We’ve seen a considerable spike in James Shields’s strikeout and home run rates this year. Are they connected? His BABIP is way up, too. Do you think this is mostly poor luck, or is he doing something different this year that’s causing such a change in numbers that had been pretty consistent over the past few years?
I think it’s mostly poor luck. Shields has a stubbornness when it comes to walking batters. He’d rather challenge them in the zone than put someone on base. In a way that’s a good thing, but it also comes with the consequence of home runs. It’s worth noting his home run rate is well inflated over his norms between 2006 and 2009. He’s generating about the same number of swinging strikes as he did in years past, so I’m not entirely sure where the extra strikeouts are coming from.
Shields is such a weird case. You’re talking about a guy with maybe the best changeup in the American League who says and does intelligent things all the time; I would not be shocked to see him become a pitching coach down the line because he helps teammates with mechanical issues and philosophical talk. He seems to understand game theory and he’s even said this season that he likes it when team’s ambush him and figure him out. Presumably so he can mix things up. You can see that attitude prevalent in his arsenal too. He could probably just throw the changeup all day and night with good results – ask Nick Swisher – but he goes to a cutter, he goes to a curve, and sometimes maybe he outthinks himself. Joe Magrane used to say he gave the hitter too much credit by not throwing his change more often and maybe he had a point.
John Jaso: catcher of the next few years?
At least for the near future. The team reached an extension with Kelly Shoppach shortly after he arrived that probably implants him in the lineup against lefties for the next year. Dioner Navarro probably isn’t coming back anytime soon. Jaso’s skill set is interesting, though, and watching how he ages is going to be a mixture of curiosity and concern. He’s a decent baserunner for a catcher – probably the best at advancing on passed balls and wild pitches on the entire team – but he’s mostly a guy who will stand at the dish and take as many pitches as possible before either walking or putting the ball in play. That’s fine, except his power display to date has been limited. Will pitchers eventually just feed him strikes until he proves he can beat them, or can this sustain? I don’t really know the answer.
After the top, the organization has a dearth in catchers. The top prospects – like, the ones that have a shot at being major league regulars, not the Nevin Ashleys of the world – are Luke Bailey and Justin O’Conner; a pair of high school catchers drafted within the past two seasons.
Will we see any new players in a Rays uniform before the series is over?

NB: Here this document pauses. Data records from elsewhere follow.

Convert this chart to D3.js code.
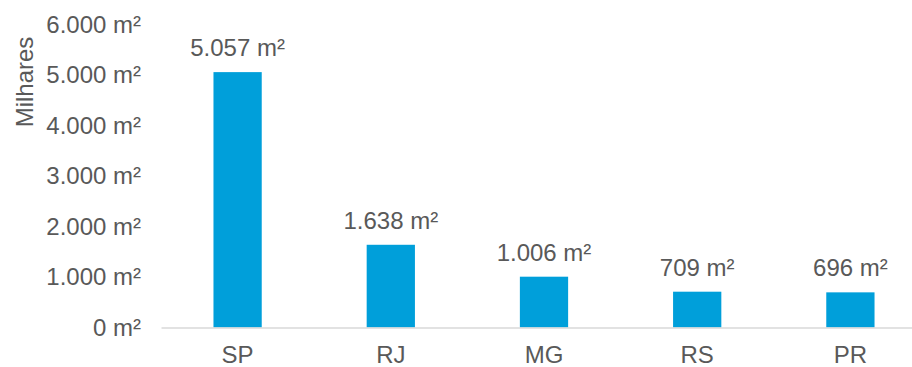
<!DOCTYPE html>
<html>
<head>
<meta charset="utf-8">
<script src="https://cdn.jsdelivr.net/npm/d3@7"></script>
<style>
  html, body { margin: 0; padding: 0; background: #fff; }
  svg { display: block; font-family: "Liberation Sans", Arial, sans-serif; }
</style>
</head>
<body>
<svg id="chart" width="912" height="367"></svg>
<script>
// Área por estado (milhares de m²)
const estados = ["SP", "RJ", "MG", "RS", "PR"];
const areas = [5057, 1638, 1006, 709, 696];
const yTicks = [0, 1000, 2000, 3000, 4000, 5000, 6000];
const yTitulo = "Milhares";

const fmt = d3.formatLocale({ decimal: ",", thousands: ".", grouping: [3], currency: ["R$", ""] }).format(",.0f");
const rotulo = v => fmt(v) + " m²";

const svg = d3.select("#chart");
const textColor = "#595959";
const fontSize = 24;

const x = d3.scaleBand().domain(estados).range([161, 927]).paddingInner(0.685).paddingOuter(0.3425);
const y = d3.scaleLinear().domain([0, 6000]).range([327.5, 24.5]);

// eixo de valores
const gy = svg.append("g").attr("transform", "translate(141,0)")
  .call(d3.axisLeft(y).tickValues(yTicks).tickSize(0).tickPadding(0).tickFormat(rotulo));
gy.select(".domain").remove();
gy.selectAll("text").attr("fill", textColor).attr("font-size", fontSize)
  .attr("font-family", "Liberation Sans, Arial, sans-serif");

// título do eixo
svg.append("text")
  .attr("transform", `translate(33,${82}) rotate(-90)`)
  .attr("text-anchor", "middle")
  .attr("fill", textColor).attr("font-size", fontSize)
  .text(yTitulo);

// barras
svg.append("g").selectAll("rect").data(areas).join("rect")
  .attr("x", (d, i) => x(estados[i]))
  .attr("width", x.bandwidth())
  .attr("y", d => y(d))
  .attr("height", d => y(0) - y(d))
  .attr("fill", "#009FDA");

// rótulos de valor
svg.append("g").selectAll("text").data(areas).join("text")
  .attr("x", (d, i) => x(estados[i]) + x.bandwidth() / 2)
  .attr("y", d => y(d) - 16)
  .attr("text-anchor", "middle")
  .attr("fill", textColor).attr("font-size", fontSize)
  .text(rotulo);

// eixo de categorias
const gx = svg.append("g").attr("transform", `translate(0,${y(0)})`)
  .call(d3.axisBottom(x).tickSize(0).tickPadding(18));
gx.select(".domain").attr("stroke", "#D9D9D9").attr("stroke-width", 1.5);
gx.selectAll("text").attr("fill", textColor).attr("font-size", fontSize)
  .attr("dy", "0.71em")
  .attr("font-family", "Liberation Sans, Arial, sans-serif");
</script>
</body>
</html>
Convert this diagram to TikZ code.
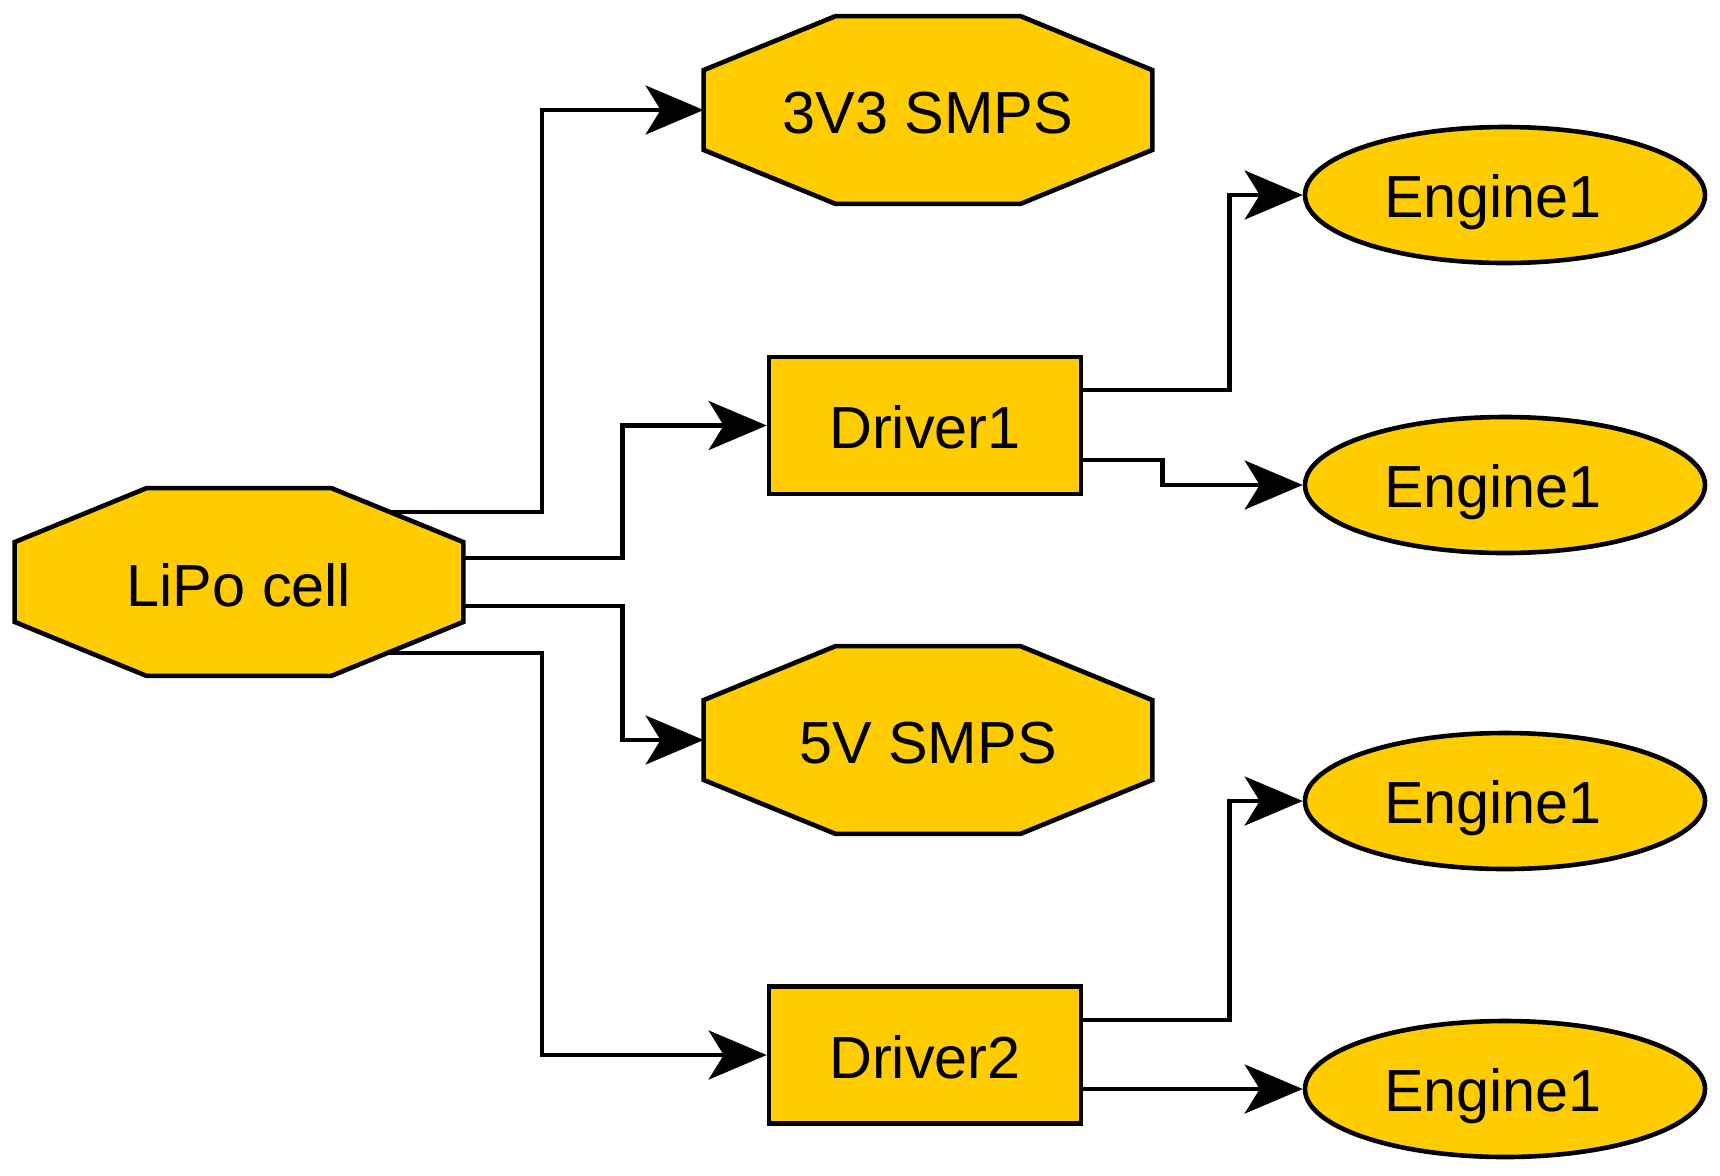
\documentclass[tikz,border=0pt]{standalone}
\usepackage{fontspec}
\setmainfont{Liberation Sans}
\usetikzlibrary{arrows.meta,calc,shapes.geometric,backgrounds}
\definecolor{boxfill}{HTML}{FFCC00}
\newcommand\lowtext[2]{\raisebox{-#1}[\height][\depth]{#2}}
\newcommand\octagonshape[1]{%
  \draw[line width=2.3pt, fill=boxfill, line join=miter]
    ($(#1.north west)+(132,0)$) -- ($(#1.north east)+(-132,0)$) --
    ($(#1.north east)+(0,54)$) -- ($(#1.south east)+(0,-54)$) --
    ($(#1.south east)+(-132,0)$) -- ($(#1.south west)+(132,0)$) --
    ($(#1.south west)+(0,-54)$) -- ($(#1.north west)+(0,54)$) -- cycle;}
\begin{document}
\begin{tikzpicture}[x=0.5pt,y=-0.5pt,
  every node/.style={font=\fontsize{29.7}{35}\selectfont, inner sep=0pt},
  conn/.style={line width=2.2pt, line join=miter, -{Stealth[length=29pt,width=24.5pt,inset=7.5pt]}},
  octo/.style={rectangle, minimum width=224pt, minimum height=93.5pt},
  drvbox/.style={rectangle, draw, line width=2.3pt, fill=boxfill, minimum width=156pt, minimum height=68.5pt},
  engine/.style={ellipse, draw, line width=2.3pt, fill=boxfill, minimum width=200pt, minimum height=68pt}]
\useasboundingbox (0,0) rectangle (1720,1175);

\node[octo] (lipo) at (239,582) {\lowtext{1.5pt}{LiPo cell}};
\node[octo] (v33) at (928,110) {\lowtext{1.5pt}{3V3 SMPS}};
\node[octo] (v5) at (928,740) {\lowtext{1.5pt}{5V SMPS}};
\node[drvbox] (drv1) at (925,425.5) {\lowtext{1pt}{Driver1}};
\node[drvbox] (drv2) at (925,1055) {\lowtext{1pt}{Driver2}};
\node[engine] (e1) at (1505,195) {\lowtext{3.5pt}{Engine1}\hspace*{12pt}};
\node[engine] (e2) at (1505,485) {\lowtext{3.5pt}{Engine1}\hspace*{12pt}};
\node[engine] (e3) at (1505,801) {\lowtext{3.5pt}{Engine1}\hspace*{12pt}};
\node[engine] (e4) at (1505,1089) {\lowtext{3.5pt}{Engine1}\hspace*{12pt}};

\begin{scope}[on background layer]
  \fill[white] (0,0) rectangle (1720,1175);
  \octagonshape{lipo}
  \octagonshape{v33}
  \octagonshape{v5}
\end{scope}

\coordinate (lo1) at ($(lipo.center)+(150,-70)$);
\coordinate (lo2) at ($(lipo.east)+(0,-24)$);
\coordinate (lo3) at ($(lipo.east)+(0,24)$);
\coordinate (lo4) at ($(lipo.center)+(150,71)$);
\coordinate (d1a) at ($(drv1.east)+(0,-35.5)$);
\coordinate (d1b) at ($(drv1.east)+(0,34.5)$);
\coordinate (d2a) at ($(drv2.east)+(0,-35)$);

\draw[conn] (lo1) -- ++(153,0) |- (v33.west);
\draw[conn] (lo2) -- ++(159,0) |- (drv1.west);
\draw[conn] (lo3) -- ++(159,0) |- (v5.west);
\draw[conn] (lo4) -- ++(153,0) |- (drv2.west);
\draw[conn] (d1a) -- ++(146,0) |- (e1.west);
\draw[conn] (d1b) -- ++(79,0) |- (e2.west);
\draw[conn] (d2a) -- ++(146,0) |- (e3.west);
\draw[conn] (drv2.east |- e4.west) -- (e4.west);
\end{tikzpicture}
\end{document}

Anyone who might start the series with the team and end elsewhere?
It’s impossible to say at this point. The team shopped B.J. Upton around while asking for a lot and that seems unlikely to turn into anything at this point. Matt Garza’s no hitter and presence in the rotation probably means he won’t be seriously considered for a trade until the offseason. The most realistic scenario is Dan Johnson joining the team and someone like Gabe Kapler going on the disabled list. They like Kapler quite a bit and want him in the organization even after his playing days are over, so it would be awkward to designate him for assignment.
Final question: Will we see Jeremy Hellickson this season?
Most likely in a Price circa 2008 role.